Whew......that was cathartic. I haven't expressed these feelings to anyone. Not even my husband.....not in my nar-anon group..... I feel guilt on one hand for writing those things but I feel like I am finally facing the truth on the other. I feel like I just vomited feelings that have been building up for 12 years.

Now.....if that's not "unmanageable" I don't know what is.

gentle hugs




(((((gentleyes)))))

Thanks , for expressing pretty much what I feel about my son. Today I called him a predator- not exactly the right word-think i was going for parasite- but he got my meaning, I think.
It really hurts to feel that way, but it is not what you did that makes you feel it, it is his choices. Y9ou are just having a normal reaction to his behavior. I commend you , for being able to listen to him, and to some things you dont wish to hear. You are brave.
They are apparently having adult temper tantrums, when they do that to us. It worked in the past, for my son, but now, he is just louder, more desperate, and more ugly in his choice of words. and the years have given him insight on the right buttons to push, to bring me to my knees.
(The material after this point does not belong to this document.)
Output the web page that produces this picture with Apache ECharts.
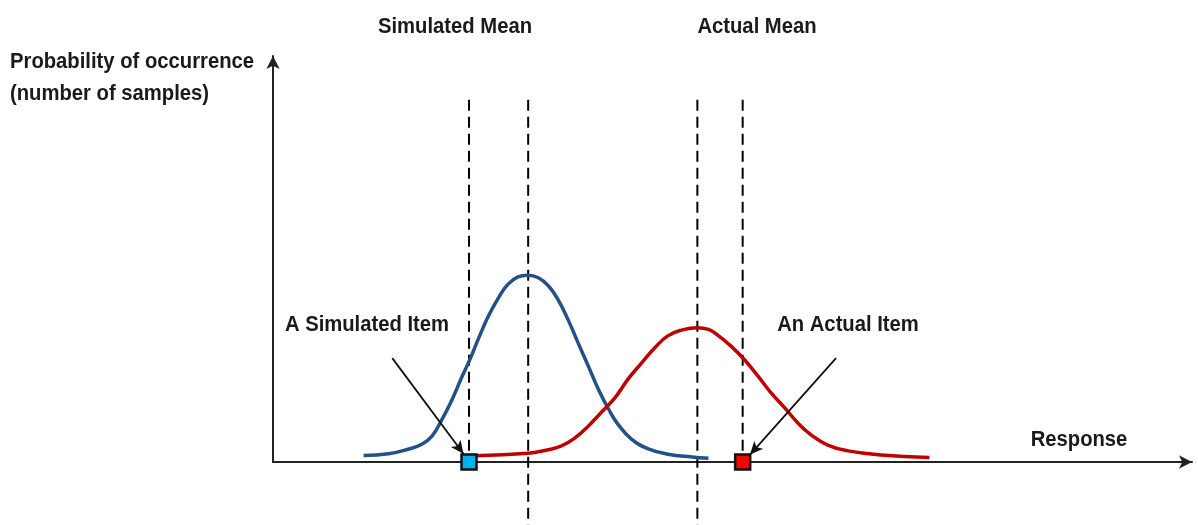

I dont know what to do about it, except to focus on me. and not listen to any nasty words from my son. if he wants to go no contact, within the home, due to his being unfair, i guess that is what it will be.
words have never done much good with my son. guess i will save them, and stop groping for the "right thing to day" that mmight reach him. He does not wish to be reached. life is too comfy right now, and until he finds out how much he is messing up his life with his choices, he wont be reached.

honey, you have my thoughts today. i am right there with you. maybe focus on the serenity prayer- that has been helping me a lot. and limit the chances for you son to berate you. my son looked rather surprised at my courage today. i felt more in charge. A day at a time.